Now more than ever, CEOs no longer have to choose between doing well and doing good. ESG should be treated as a comparative advantage in a competitive marketplace, and the private sector must stay committed to innovation as well as transparency in this space. There must be accountability and standardised metrics, otherwise the rally cry for ESG will become a critique of greenwashing.

To keep impact on a growth trajectory, ESG-committed leaders first need to develop their impact strategies with intersectionality in mind. According to Accenture research, 78% of C-Suite executives say they plan to align their business strategies with sustainability challenges such as the United Nations Sustainable Development Goals (SDGs).

There’s a reason the UN articulated all 17 SDGs together. We can’t solve poverty without combating hunger; gender equality is part and parcel of education reform. The fact is companies cannot silo their concerns either, and we are not fulfilling our responsibility if we think about addressing carbon neutrality or racial justice alone.

But intersectionality is only possible when we all work with one another.

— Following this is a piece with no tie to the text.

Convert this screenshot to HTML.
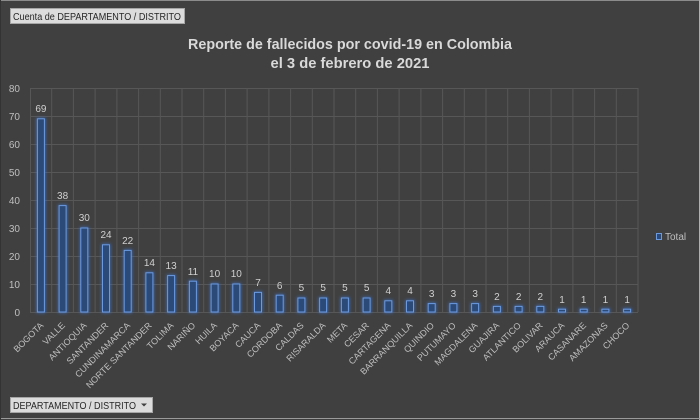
<!DOCTYPE html>
<html><head><meta charset="utf-8"><style>
html,body{margin:0;padding:0;background:#404040;}
svg{display:block;}
text{font-family:"Liberation Sans",sans-serif;}
</style></head><body>
<svg width="700" height="420" viewBox="0 0 700 420" xmlns="http://www.w3.org/2000/svg">
<defs>
<filter id="glow" x="-100%" y="-20%" width="300%" height="140%"><feGaussianBlur stdDeviation="1.6"/></filter>
</defs>
<rect x="0" y="0" width="700" height="420" fill="#404040"/>
<line x1="0" y1="0.5" x2="700" y2="0.5" stroke="#8c8c8c"/>
<line x1="699.5" y1="0" x2="699.5" y2="420" stroke="#b0b0b0"/>
<line x1="0" y1="418.5" x2="700" y2="418.5" stroke="#9a9a9a"/>
<line x1="0.5" y1="0" x2="0.5" y2="420" stroke="#333"/>

<!-- gridlines -->
<g stroke="#575757" stroke-width="1">
<line x1="30" y1="88.5" x2="638" y2="88.5"/>
<line x1="30" y1="116.5" x2="638" y2="116.5"/>
<line x1="30" y1="144.5" x2="638" y2="144.5"/>
<line x1="30" y1="172.5" x2="638" y2="172.5"/>
<line x1="30" y1="200.5" x2="638" y2="200.5"/>
<line x1="30" y1="228.5" x2="638" y2="228.5"/>
<line x1="30" y1="256.5" x2="638" y2="256.5"/>
<line x1="30" y1="284.5" x2="638" y2="284.5"/>
<line x1="30" y1="312.5" x2="638" y2="312.5"/>
<line x1="30.5" y1="88" x2="30.5" y2="312"/>
<line x1="51.7" y1="88" x2="51.7" y2="312"/>
<line x1="73.4" y1="88" x2="73.4" y2="312"/>
<line x1="95.1" y1="88" x2="95.1" y2="312"/>
<line x1="116.9" y1="88" x2="116.9" y2="312"/>
<line x1="138.6" y1="88" x2="138.6" y2="312"/>
<line x1="160.3" y1="88" x2="160.3" y2="312"/>
<line x1="182.0" y1="88" x2="182.0" y2="312"/>
<line x1="203.7" y1="88" x2="203.7" y2="312"/>
<line x1="225.4" y1="88" x2="225.4" y2="312"/>
<line x1="247.1" y1="88" x2="247.1" y2="312"/>
<line x1="268.9" y1="88" x2="268.9" y2="312"/>
<line x1="290.6" y1="88" x2="290.6" y2="312"/>
<line x1="312.3" y1="88" x2="312.3" y2="312"/>
<line x1="334.0" y1="88" x2="334.0" y2="312"/>
<line x1="355.7" y1="88" x2="355.7" y2="312"/>
<line x1="377.4" y1="88" x2="377.4" y2="312"/>
<line x1="399.1" y1="88" x2="399.1" y2="312"/>
<line x1="420.9" y1="88" x2="420.9" y2="312"/>
<line x1="442.6" y1="88" x2="442.6" y2="312"/>
<line x1="464.3" y1="88" x2="464.3" y2="312"/>
<line x1="486.0" y1="88" x2="486.0" y2="312"/>
<line x1="507.7" y1="88" x2="507.7" y2="312"/>
<line x1="529.4" y1="88" x2="529.4" y2="312"/>
<line x1="551.1" y1="88" x2="551.1" y2="312"/>
<line x1="572.9" y1="88" x2="572.9" y2="312"/>
<line x1="594.6" y1="88" x2="594.6" y2="312"/>
<line x1="616.3" y1="88" x2="616.3" y2="312"/>
<line x1="638.0" y1="88" x2="638.0" y2="312"/>
</g>

<!-- y labels -->
<g fill="#bfbfbf" font-size="10" text-anchor="end">
<text x="20" y="92">80</text>
<text x="20" y="120">70</text>
<text x="20" y="148">60</text>
<text x="20" y="176">50</text>
<text x="20" y="204">40</text>
<text x="20" y="232">30</text>
<text x="20" y="260">20</text>
<text x="20" y="288">10</text>
<text x="20" y="316">0</text>
</g>

<!-- glow -->
<g fill="#3d72c8" opacity="0.8" filter="url(#glow)">
<rect x="36.4" y="117.8" width="9" height="195.2"/>
<rect x="58.1" y="204.6" width="9" height="108.4"/>
<rect x="79.8" y="227" width="9" height="86"/>
<rect x="101.5" y="243.8" width="9" height="69.2"/>
<rect x="123.2" y="249.4" width="9" height="63.6"/>
<rect x="144.9" y="271.8" width="9" height="41.2"/>
<rect x="166.6" y="274.6" width="9" height="38.4"/>
<rect x="188.4" y="280.2" width="9" height="32.8"/>
<rect x="210.1" y="283" width="9" height="30"/>
<rect x="231.8" y="283" width="9" height="30"/>
<rect x="253.5" y="291.4" width="9" height="21.6"/>
<rect x="275.2" y="294.2" width="9" height="18.8"/>
<rect x="296.9" y="297" width="9" height="16"/>
<rect x="318.6" y="297" width="9" height="16"/>
<rect x="340.4" y="297" width="9" height="16"/>
<rect x="362.1" y="297" width="9" height="16"/>
<rect x="383.8" y="299.8" width="9" height="13.2"/>
<rect x="405.5" y="299.8" width="9" height="13.2"/>
<rect x="427.2" y="302.6" width="9" height="10.4"/>
<rect x="448.9" y="302.6" width="9" height="10.4"/>
<rect x="470.6" y="302.6" width="9" height="10.4"/>
<rect x="492.4" y="305.4" width="9" height="7.6"/>
<rect x="514.1" y="305.4" width="9" height="7.6"/>
<rect x="535.8" y="305.4" width="9" height="7.6"/>
<rect x="557.5" y="308.2" width="9" height="4.8"/>
<rect x="579.2" y="308.2" width="9" height="4.8"/>
<rect x="600.9" y="308.2" width="9" height="4.8"/>
<rect x="622.6" y="308.2" width="9" height="4.8"/>
</g>
<!-- bars -->
<g fill="#2b4a78" stroke="#6b9ae0" stroke-width="1">
<rect x="37.4" y="118.8" width="7" height="193.2"/>
<rect x="59.1" y="205.6" width="7" height="106.4"/>
<rect x="80.8" y="228" width="7" height="84"/>
<rect x="102.5" y="244.8" width="7" height="67.2"/>
<rect x="124.2" y="250.4" width="7" height="61.6"/>
<rect x="145.9" y="272.8" width="7" height="39.2"/>
<rect x="167.6" y="275.6" width="7" height="36.4"/>
<rect x="189.4" y="281.2" width="7" height="30.8"/>
<rect x="211.1" y="284" width="7" height="28"/>
<rect x="232.8" y="284" width="7" height="28"/>
<rect x="254.5" y="292.4" width="7" height="19.6"/>
<rect x="276.2" y="295.2" width="7" height="16.8"/>
<rect x="297.9" y="298" width="7" height="14"/>
<rect x="319.6" y="298" width="7" height="14"/>
<rect x="341.4" y="298" width="7" height="14"/>
<rect x="363.1" y="298" width="7" height="14"/>
<rect x="384.8" y="300.8" width="7" height="11.2"/>
<rect x="406.5" y="300.8" width="7" height="11.2"/>
<rect x="428.2" y="303.6" width="7" height="8.4"/>
<rect x="449.9" y="303.6" width="7" height="8.4"/>
<rect x="471.6" y="303.6" width="7" height="8.4"/>
<rect x="493.4" y="306.4" width="7" height="5.6"/>
<rect x="515.1" y="306.4" width="7" height="5.6"/>
<rect x="536.8" y="306.4" width="7" height="5.6"/>
<rect x="558.5" y="309.2" width="7" height="2.8"/>
<rect x="580.2" y="309.2" width="7" height="2.8"/>
<rect x="601.9" y="309.2" width="7" height="2.8"/>
<rect x="623.6" y="309.2" width="7" height="2.8"/>
</g>

<!-- data labels -->
<g fill="#d0d0d0" font-size="10" text-anchor="middle">
<text x="40.9" y="112">69</text>
<text x="62.6" y="199">38</text>
<text x="84.3" y="221">30</text>
<text x="106" y="238">24</text>
<text x="127.7" y="244">22</text>
<text x="149.4" y="266">14</text>
<text x="171.1" y="269">13</text>
<text x="192.9" y="275">11</text>
<text x="214.6" y="277">10</text>
<text x="236.3" y="277">10</text>
<text x="258" y="286">7</text>
<text x="279.7" y="289">6</text>
<text x="301.4" y="291">5</text>
<text x="323.1" y="291">5</text>
<text x="344.9" y="291">5</text>
<text x="366.6" y="291">5</text>
<text x="388.3" y="294">4</text>
<text x="410" y="294">4</text>
<text x="431.7" y="297">3</text>
<text x="453.4" y="297">3</text>
<text x="475.1" y="297">3</text>
<text x="496.9" y="300">2</text>
<text x="518.6" y="300">2</text>
<text x="540.3" y="300">2</text>
<text x="562" y="303">1</text>
<text x="583.7" y="303">1</text>
<text x="605.4" y="303">1</text>
<text x="627.1" y="303">1</text>
</g>

<!-- category labels -->
<g fill="#bfbfbf" font-size="9" text-anchor="end">
<text transform="translate(44,326) rotate(-45)">BOGOTA</text>
<text transform="translate(65.6,326) rotate(-45)">VALLE</text>
<text transform="translate(87.3,326) rotate(-45)">ANTIOQUIA</text>
<text transform="translate(109,326) rotate(-45)">SANTANDER</text>
<text transform="translate(130.7,326) rotate(-45)">CUNDINAMARCA</text>
<text transform="translate(152.4,326) rotate(-45)">NORTE SANTANDER</text>
<text transform="translate(174.1,326) rotate(-45)">TOLIMA</text>
<text transform="translate(195.9,326) rotate(-45)">NARIÑO</text>
<text transform="translate(217.6,326) rotate(-45)">HUILA</text>
<text transform="translate(239.3,326) rotate(-45)">BOYACA</text>
<text transform="translate(261,326) rotate(-45)">CAUCA</text>
<text transform="translate(282.7,326) rotate(-45)">CORDOBA</text>
<text transform="translate(304.4,326) rotate(-45)">CALDAS</text>
<text transform="translate(326.1,326) rotate(-45)">RISARALDA</text>
<text transform="translate(347.9,326) rotate(-45)">META</text>
<text transform="translate(369.6,326) rotate(-45)">CESAR</text>
<text transform="translate(391.3,326) rotate(-45)">CARTAGENA</text>
<text transform="translate(413,326) rotate(-45)">BARRANQUILLA</text>
<text transform="translate(434.7,326) rotate(-45)">QUINDIO</text>
<text transform="translate(456.4,326) rotate(-45)">PUTUMAYO</text>
<text transform="translate(478.1,326) rotate(-45)">MAGDALENA</text>
<text transform="translate(499.9,326) rotate(-45)">GUAJIRA</text>
<text transform="translate(521.6,326) rotate(-45)">ATLANTICO</text>
<text transform="translate(543.3,326) rotate(-45)">BOLIVAR</text>
<text transform="translate(565,326) rotate(-45)">ARAUCA</text>
<text transform="translate(586.7,326) rotate(-45)">CASANARE</text>
<text transform="translate(608.4,326) rotate(-45)">AMAZONAS</text>
<text transform="translate(630.1,326) rotate(-45)">CHOCO</text>
</g>

<!-- title -->
<g fill="#d9d9d9" font-size="15" font-weight="bold" text-anchor="middle">
<text x="350" y="49" textLength="324" lengthAdjust="spacingAndGlyphs">Reporte de fallecidos por covid-19 en Colombia</text>
<text x="350" y="68" textLength="159" lengthAdjust="spacingAndGlyphs">el 3 de febrero de 2021</text>
</g>

<!-- legend -->
<rect x="656.5" y="233.5" width="5" height="6" fill="#2b4a78" stroke="#6b9ae0"/>
<text x="665" y="240" fill="#bfbfbf" font-size="10">Total</text>

<!-- buttons -->
<rect x="10.5" y="8.5" width="174" height="15" fill="#dcdcdc" stroke="#a6a6a6"/>
<text x="13" y="20" fill="#262626" font-size="10" textLength="168" lengthAdjust="spacingAndGlyphs">Cuenta de DEPARTAMENTO / DISTRITO</text>
<rect x="10.5" y="397.5" width="142" height="15" fill="#dcdcdc" stroke="#a6a6a6"/>
<text x="13" y="409" fill="#262626" font-size="10" textLength="123" lengthAdjust="spacingAndGlyphs">DEPARTAMENTO / DISTRITO</text>
<path d="M141 403.5 L147 403.5 L144 406.5 Z" fill="#404040"/>
</svg>
</body></html>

As the UN Foundation states, “When we act together, change happens.” Take the 1t.org initiative – a multi-stakeholder project with the goal to grow, restore and conserve one trillion trees around the world by 2030.

Only a public-private partnership of scores of organisations with overlapping and complementary resources and skill sets can accomplish this ambitious target. It’s actions like these that are urgently needed across all sectors to solve the UN SDGs.

Valuing purpose and measuring impact

For corporate enterprises, putting intersectionality into practice is all in the design and strategy. It starts with an accounting and reconfiguration of every asset a company can bring to bear to create impact. That means adapting the themes and goals of company events; greening financial instruments like bonds; and reimagining philanthropic efforts.

Launching venture funds focused on impact is one clear opportunity. Corporations including Citi, JPMorgan, Amazon, and Salesforce have created funds that help advance the growth of companies driving impact across education and workforce development, sustainability, diversity, equity, and inclusion. In June 2020, the Global Impact Investing Network (GIIN) estimated that this sector had ballooned to $715-billion, up more than 40% from 2019.

Diversity in a traditional portfolio helps reduce risk, and it helps optimise reward in the impact context. Perhaps the most important plank of this venture platform is a commitment to investing in women and underrepresented founders, who historically lack access to capital.

Ultimately, these efforts will not create sustainability without meaningful transparency. An ESG reporting framework convergence will give all stakeholders visibility into the actual impact of a company. For too long, impact has lacked an accessible measurement for stakeholder value. Many voluntary frameworks exist, yet no single, accepted global ESG standard for corporate disclosure is yet in place.

However, on January 26th, corporate members of the World Economic Forum and its International Business Council voiced their public support for stakeholder capitalism and called for ESG convergence, a promising step towards standardised reporting.

A growing corporate coalition is putting its best foot forward to redirect and redesign the machinery of the private sector by focusing on stakeholder capitalism. Capitalism as it is currently designed doesn’t work for everyone. We need a more equal, fair and sustainable way of doing business that values purpose alongside profit. If we remain committed to reform and innovation, impact has the opportunity to prove that the challenges we face can accelerate progress, not inhibit it. This is our promise — a promise we call on others to make alongside us.